Ukraine 'stealing Europe's gas'


Russia has accused Ukraine of stealing $25m of gas exports destined for Europe after it cut off supplies to the country on Sunday.

Countries as far west as France say supplies from a pipeline running via Ukraine have fallen by up to 40%.

Ukraine denied taking the gas, but said it would siphon off a share if temperatures fell much below freezing.

The row erupted after Russia raised the price of 1,000 cubic metres of gas from $50 to $230 and Ukraine refused to pay.

Russia's gas monopoly Gazprom is still charging the lower price to some former Soviet countries, though the average price in the EU is $240 (£140).
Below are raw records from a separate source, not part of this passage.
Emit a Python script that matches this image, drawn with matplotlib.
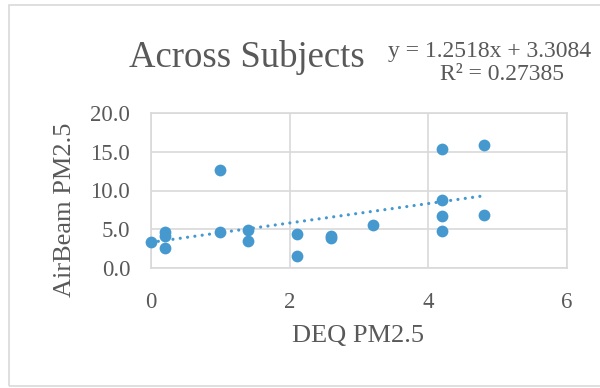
import matplotlib
matplotlib.use("Agg")
import matplotlib.pyplot as plt
from matplotlib.patches import Rectangle
import numpy as np

# ── data ──────────────────────────────────────────────────────
deq = [0.0, 0.2, 0.2, 0.2, 1.0, 1.0, 1.4, 1.4, 2.1, 2.1, 2.6, 2.6,
       3.2, 4.2, 4.2, 4.2, 4.2, 4.8, 4.8]
airbeam = [3.3, 4.7, 4.1, 2.6, 12.7, 4.6, 4.9, 3.5, 4.4, 1.6, 3.9, 4.1,
           5.5, 15.3, 8.8, 6.7, 4.8, 15.9, 6.9]

slope, intercept = 1.2518, 3.3084
r2 = 0.27385
xticks = [0, 2, 4, 6]
yticks = [0, 5, 10, 15, 20]

BLUE = "#4599cf"
TXT = "#595959"
GRID = "#d9d9d9"
FONT = "Liberation Serif"

plt.rcParams["font.family"] = [FONT, "DejaVu Serif"]

fig = plt.figure(figsize=(6, 3.88), dpi=100)

# chart-area frame
fig.patches.append(Rectangle((9 / 600, 1 - 386 / 388), 600, 381 / 388,
                             transform=fig.transFigure, fill=False,
                             edgecolor=GRID, linewidth=1.2))

ax = fig.add_axes([151 / 600, 1 - 268 / 388, 416 / 600, 155 / 388])
ax.set_xlim(0, 6)
ax.set_ylim(0, 20)
ax.set_xticks(xticks)
ax.set_yticks(yticks)
ax.set_yticklabels([f"{v:.1f}" for v in yticks])
ax.grid(True, color=GRID, linewidth=1.2)
ax.set_axisbelow(True)
for s in ax.spines.values():
    s.set_color(GRID)
    s.set_linewidth(1.2)
ax.tick_params(length=0, labelsize=16.5, colors=TXT, pad=15)
ax.tick_params(axis="x", pad=17)

# trendline over data range
xs = np.array([min(deq), max(deq)])
ax.plot(xs, slope * xs + intercept, color=BLUE, linewidth=2.3,
        linestyle=(0, (0.01, 2.3)), dash_capstyle="round", zorder=2)

ax.scatter(deq, airbeam, s=72, color=BLUE, linewidths=0, zorder=3,
           clip_on=False)

fig.text(246.5 / 600, 1 - 67 / 388, "Across Subjects", ha="center",
         va="baseline", fontsize=26.5, color=TXT)
fig.text(490 / 600, 1 - 57 / 388, f"y = {slope}x + {intercept}",
         ha="center", va="baseline", fontsize=17, color=TXT)
fig.text(502 / 600, 1 - 80 / 388, f"R² = {r2}",
         ha="center", va="baseline", fontsize=17, color=TXT)

fig.text(358.5 / 600, 1 - 336 / 388, "DEQ PM2.5", ha="center",
         va="center", fontsize=19, color=TXT)
fig.text(65 / 600, 1 - 209.5 / 388, "AirBeam PM2.5", ha="center",
         va="center", rotation=90, fontsize=19, color=TXT)

fig.savefig("out.png", dpi=100)
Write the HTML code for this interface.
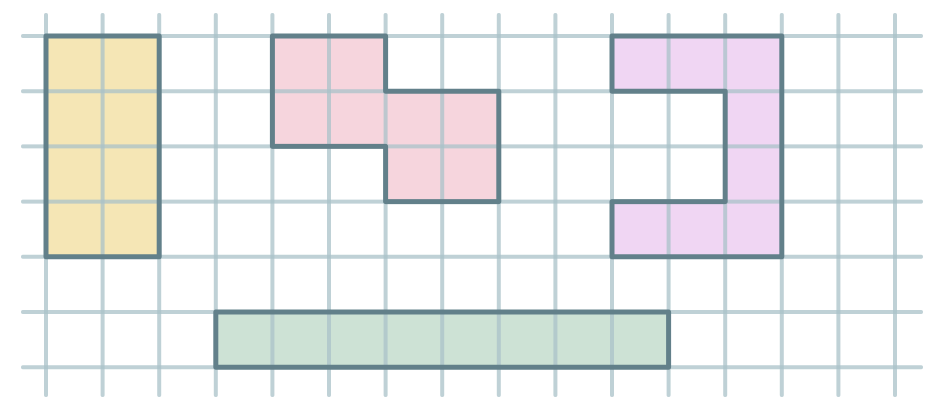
<!DOCTYPE html>
<html><head><style>html,body{margin:0;padding:0;background:#fff}svg{display:block}</style></head>
<body>
<svg width="943" height="411" viewBox="0 0 943 411" xmlns="http://www.w3.org/2000/svg">
<g transform="translate(46,36) scale(56.6,55.2)">
<rect x="0" y="0" width="2" height="4" fill="#f5e6b5"/>
<polygon points="4,0 6,0 6,1 8,1 8,3 6,3 6,2 4,2" fill="#f6d5dd"/>
<polygon points="10,0 13,0 13,4 10,4 10,3 12,3 12,1 10,1" fill="#f0d6f3"/>
<rect x="3" y="5" width="8" height="1" fill="#cde2d5"/>
</g>
<g stroke="#a9c2c8" stroke-width="4" stroke-opacity="0.75" stroke-linecap="round">
<line x1="23" y1="36" x2="921" y2="36"/>
<line x1="23" y1="91.2" x2="921" y2="91.2"/>
<line x1="23" y1="146.4" x2="921" y2="146.4"/>
<line x1="23" y1="201.6" x2="921" y2="201.6"/>
<line x1="23" y1="256.8" x2="921" y2="256.8"/>
<line x1="23" y1="312" x2="921" y2="312"/>
<line x1="23" y1="367.2" x2="921" y2="367.2"/>
<line x1="46" y1="15" x2="46" y2="395"/>
<line x1="102.6" y1="15" x2="102.6" y2="395"/>
<line x1="159.2" y1="15" x2="159.2" y2="395"/>
<line x1="215.8" y1="15" x2="215.8" y2="395"/>
<line x1="272.4" y1="15" x2="272.4" y2="395"/>
<line x1="329" y1="15" x2="329" y2="395"/>
<line x1="385.6" y1="15" x2="385.6" y2="395"/>
<line x1="442.2" y1="15" x2="442.2" y2="395"/>
<line x1="498.8" y1="15" x2="498.8" y2="395"/>
<line x1="555.4" y1="15" x2="555.4" y2="395"/>
<line x1="612" y1="15" x2="612" y2="395"/>
<line x1="668.6" y1="15" x2="668.6" y2="395"/>
<line x1="725.2" y1="15" x2="725.2" y2="395"/>
<line x1="781.8" y1="15" x2="781.8" y2="395"/>
<line x1="838.4" y1="15" x2="838.4" y2="395"/>
<line x1="895" y1="15" x2="895" y2="395"/>
</g>
<g fill="none" stroke="#62808a" stroke-width="5" stroke-linejoin="round">
<polygon points="46,36 159.2,36 159.2,256.8 46,256.8"/>
<polygon points="272.4,36 385.6,36 385.6,91.2 498.8,91.2 498.8,201.6 385.6,201.6 385.6,146.4 272.4,146.4"/>
<polygon points="612,36 781.8,36 781.8,256.8 612,256.8 612,201.6 725.2,201.6 725.2,91.2 612,91.2"/>
<polygon points="215.8,312 668.6,312 668.6,367.2 215.8,367.2"/>
</g>
</svg>
</body></html>
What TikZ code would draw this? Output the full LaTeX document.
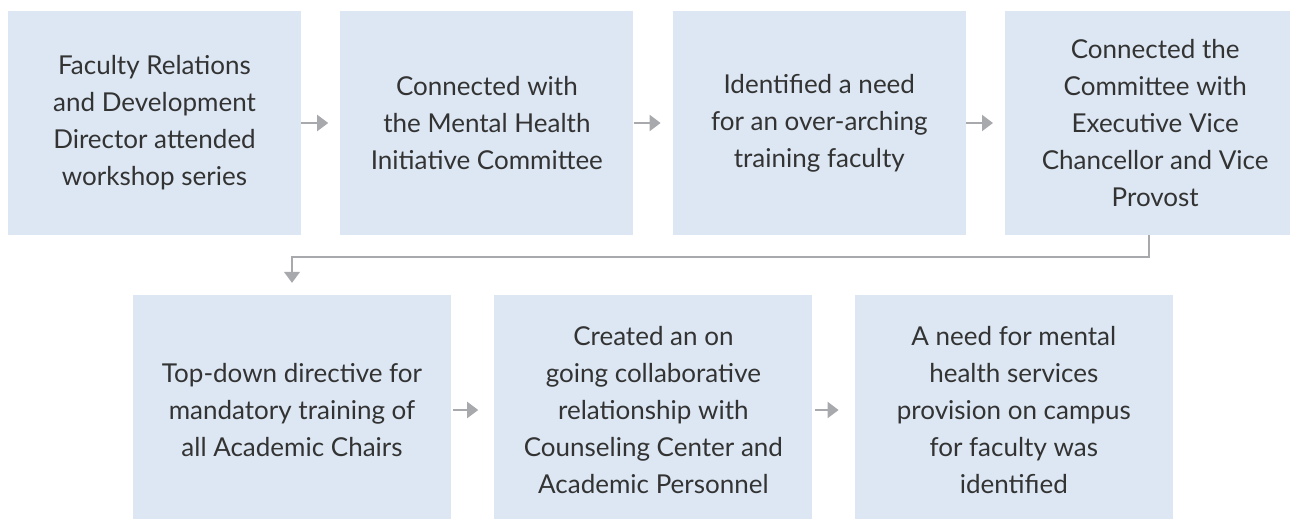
\documentclass[tikz,border=0pt]{standalone}
\usepackage{fontspec}
\setmainfont{Lato}
\usetikzlibrary{positioning,arrows.meta}
\definecolor{boxblue}{HTML}{DCE7F3}
\definecolor{arrowgray}{HTML}{A7A9AC}
\definecolor{textgray}{HTML}{333333}
\tikzset{
	stepbox/.style={
			rectangle, fill=boxblue, text=textgray, align=center, inner sep=0pt,
			minimum width=293pt, minimum height=224pt,
			font=\fontsize{26}{37}\selectfont
		},
	widebox/.style={stepbox, minimum width=318pt, minimum height=230pt},
	flow/.style={draw=arrowgray, line width=2pt, -{Triangle[length=11pt,width=16pt]}}
}

\begin{document}
\begin{tikzpicture}[x=1pt,y=-1pt]
			\useasboundingbox (0,0) rectangle (1290,519);

			\node[stepbox] (s1) at (154.5,123) {Faculty Relations\\and Development\\Director attended\\workshop series};
			\node[stepbox, right=39pt of s1] (s2) {Connected with\\the Mental Health\\Initiative Committee};
			\node[stepbox, right=39pt of s2] (s3) {Identified a need\\for an over-arching\\training faculty};
			\node[stepbox, right=39pt of s3, minimum width=300pt] (s4) {Connected the\\Committee with\\Executive Vice\\Chancellor and Vice\\Provost};

			\node[widebox] (s5) at (292,410) {Top-down directive for\\mandatory training of\\all Academic Chairs};
			\node[widebox, right=43pt of s5] (s6) {Created an on\\going collaborative\\relationship with\\Counseling Center and\\Academic Personnel};
			\node[widebox, right=42pt of s6] (s7) {A need for mental\\health services\\provision on campus\\for faculty was\\identified};

			\draw[flow] (s1.east) -- ([xshift=-12pt]s2.west);
			\draw[flow] (s2.east) -- ([xshift=-12pt]s3.west);
			\draw[flow] (s3.east) -- ([xshift=-12pt]s4.west);
			\draw[flow, line width=1.5pt] ([xshift=-6pt]s4.south) -- ++(0,22) -| ([yshift=12pt]s5.north);
			\draw[flow] ([xshift=2pt]s5.east) -- ([xshift=-16pt]s6.west);
			\draw[flow] ([xshift=2pt]s6.east) -- ([xshift=-16pt]s7.west);
		\end{tikzpicture}
\end{document}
Moldovan President Vladimir Voronin said his country had also been cut off, after refusing to pay $160 per 1,000 cubic metres, according to the Itar-Tass news agency.

Kiev says it is being punished for its attempts to become more independent from Moscow and develop stronger ties with the West.

In a statement on Sunday night, it accused Russia of resorting to "blackmail" in order to undermine the country's economy.

German warning
Both the European Union and the United States have expressed concern about the row.

Germany, which depends on Russia for 30% of its supplies, on Monday called on Moscow to "act responsibly".

Alexander Medvedev, deputy head of Gazprom, said Ukraine had stolen 100 million cubic metres of gas on 1 January.

"If the theft continues at this pace, the volume and cost of the stolen goods will rise quite considerably," he said.

Ukraine's Fuel and Energy Minister Ivan Plachkov said there had been no "unauthorised diversion" of gas.

But he said Ukraine had the right under existing contracts to take a share of gas exported via the Ukrainian pipeline - the main route for Russian exports - and would do so if the temperature fell below -3C.

He also said that Ukraine was currently relying on gas from Turkmenistan and its own reserves.

But Gazprom, which controls the pipeline linking Turkmenistan and Ukraine, said no Turkmen gas was entering the country.

"Today the Ukrainian gas transporting system is receiving nothing but Russian gas," Mr Medvedev told journalists in Moscow.

Supplies falling
Gazprom supplies about 25% of Western Europe's needs.

France, Italy, Austria, Hungary, Poland and Slovakia have reported a sharp fall in supplies.

The shortage was being passed on, as affected countries said they would in turn be pumping less gas to customers further down the line, like Serbia and Bosnia.

Experts say Germany could be affected soon.

Austrian, Romanian and Slovak authorities said supplies from Russia were down by about one third, while Hungarian gas firm MOL said its supplies were down by 40%.

France was 25-30% down and Italy 24%, officials said.

Ukraine says the loss of Russian supplies will not hit ordinary Ukrainian consumers, but has warned that industry could be affected.

The Ukrainian Foreign Ministry says Russia is in breach of contract by cutting off the gas and has called for a resumption of talks in the presence of international experts.

It says Ukraine is ready to agree to an increase in gas prices, if this is phased in gradually.

Relations between Russia and Ukraine have been tense since President Viktor Yushchenko came to power last year on a promise to strengthen relations with the EU and Nato, and steer the country out of Russia's sphere of influence.